ABC News’ Arlette Saenz (@arlettesaenz) reports:
DENVER — While most of the current straw poll attention is geared towards how the presidential candidates will fare in Iowa next month, Texas Governor Rick Perry will face his first straw poll test this weekend in Denver, Colorado where he is scheduled to give a keynote address at the Western Conservative Summit Friday evening.
Perry is one of fourteen names on the ballot, which includes all declared candidates, including Herman Cain and Rick Santorum, who are both speaking at the summit, and some undecideds, such as Rudy Giuliani, Sarah Palin, and John Bolton.
“We’ve made sure that none of those who may seek the Republican nomination in the coming months were overlooked,” John Andrews, organizer of the summit and director of the Centennial Institute, told ABC News.
Approximately 1200 people are registered for the summit and can vote in the straw poll on Sunday.
The Iowa GOP decided to omit Perry’s name from the official Ames Straw Poll ballot for Aug. 13, but grassroots groups are pushing for a strong write-in count for Perry in the straw poll next month.
As Republicans await Perry’s decision about running for president, Andrews said Colorado Republicans are intrigued by the Texas governor.
“I think there’s a restlessness among Republicans in Colorado and across the country that people are not super excited about people in the announced field,” Andrews said. “Consequently, the newness and some of the mystery surrounding a successful and long serving governor like Rick Perry is drawing a lot of attention.”
This marks Perry’s third trip to Colorado since June. Perry spoke at a private meeting held in Vail by the billionaire Koch brothers in late June, and he flew in for official RGA meetings in Aspen last week after spending time in California meeting with business leaders and potential donors.

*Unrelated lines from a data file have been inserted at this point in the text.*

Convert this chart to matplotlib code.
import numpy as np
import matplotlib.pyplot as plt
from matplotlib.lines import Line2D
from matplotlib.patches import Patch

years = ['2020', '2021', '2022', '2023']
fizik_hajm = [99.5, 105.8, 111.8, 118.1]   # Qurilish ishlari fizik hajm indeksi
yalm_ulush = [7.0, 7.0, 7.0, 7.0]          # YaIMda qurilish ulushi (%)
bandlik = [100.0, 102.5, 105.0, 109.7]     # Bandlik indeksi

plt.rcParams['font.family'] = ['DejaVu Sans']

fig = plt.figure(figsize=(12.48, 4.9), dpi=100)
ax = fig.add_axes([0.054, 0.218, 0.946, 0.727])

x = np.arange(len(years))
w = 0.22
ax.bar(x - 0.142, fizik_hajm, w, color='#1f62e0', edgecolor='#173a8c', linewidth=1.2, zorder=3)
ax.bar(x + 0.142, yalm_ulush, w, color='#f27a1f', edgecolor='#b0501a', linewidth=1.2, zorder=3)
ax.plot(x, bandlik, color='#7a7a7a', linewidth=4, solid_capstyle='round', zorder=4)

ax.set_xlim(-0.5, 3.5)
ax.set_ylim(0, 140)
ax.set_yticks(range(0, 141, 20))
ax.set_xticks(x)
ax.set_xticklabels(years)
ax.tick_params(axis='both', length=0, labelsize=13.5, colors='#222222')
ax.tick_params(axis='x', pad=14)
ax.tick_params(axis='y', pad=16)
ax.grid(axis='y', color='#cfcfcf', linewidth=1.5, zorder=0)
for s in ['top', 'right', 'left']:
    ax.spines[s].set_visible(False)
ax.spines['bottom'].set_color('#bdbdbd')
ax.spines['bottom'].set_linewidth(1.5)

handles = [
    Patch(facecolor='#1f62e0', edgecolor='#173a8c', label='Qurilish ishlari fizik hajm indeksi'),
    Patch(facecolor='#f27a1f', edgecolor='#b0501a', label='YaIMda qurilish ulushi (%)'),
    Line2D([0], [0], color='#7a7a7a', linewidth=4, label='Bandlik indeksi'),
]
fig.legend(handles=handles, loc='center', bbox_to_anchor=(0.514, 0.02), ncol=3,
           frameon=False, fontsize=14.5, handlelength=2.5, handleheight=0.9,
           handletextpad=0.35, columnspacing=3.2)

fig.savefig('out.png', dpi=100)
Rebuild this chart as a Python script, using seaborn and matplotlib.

Colorado is considered to be a likely swing state in the 2012 election. As Karl Rove described it, “'In 2012, as goes Colorado, so goes the nation.”
In the 2008 election, Barack Obama won the Centennial State despite the fact that Colorado voters tended to elect Republicans. During the 2008 primary season, Mitt Romney won the Colorado Republican caucus.
The Colorado Republican party is considering moving up its caucus by a month, from March to February, if other states decide to do the same.
Andrews said Perry, Cain and Santorum all fit the profile of the type of candidate Colorado Republicans would like to elect.
“Colorado has been a purple to blue state for most of the past decade, but underneath that, this is a center right state. Conservative at heart, not just in the way people vote, but in the way they live their lives and their core beliefs. As a western mountain state, it’s a plainspoken political culture here. We like people who aren’t too fancy, who are very direct, what you see is what you get,” Andrews said. “There’s that common denominator — somebody that is real and direct that listens. That’s the kind of leader that wins elections in Colorado regardless of party label.”
This weekend’s visit to the Centennial state comes as Perry gears up for two major events in the coming weeks. Next weekend, the National Day of Prayer and Fasting organized by Perry will take place in Houston, TX. It is still unclear if Perry will speak at the event, but a court shot down a lawsuit attempting to bar Perry from participating in the event yesterday.
The following weekend, Perry will address the Red State Gathering in Charleston, S.C. on the same day as the Ames Iowa Straw Poll. The Texas governor has made no plans to make a trip to Iowa that day.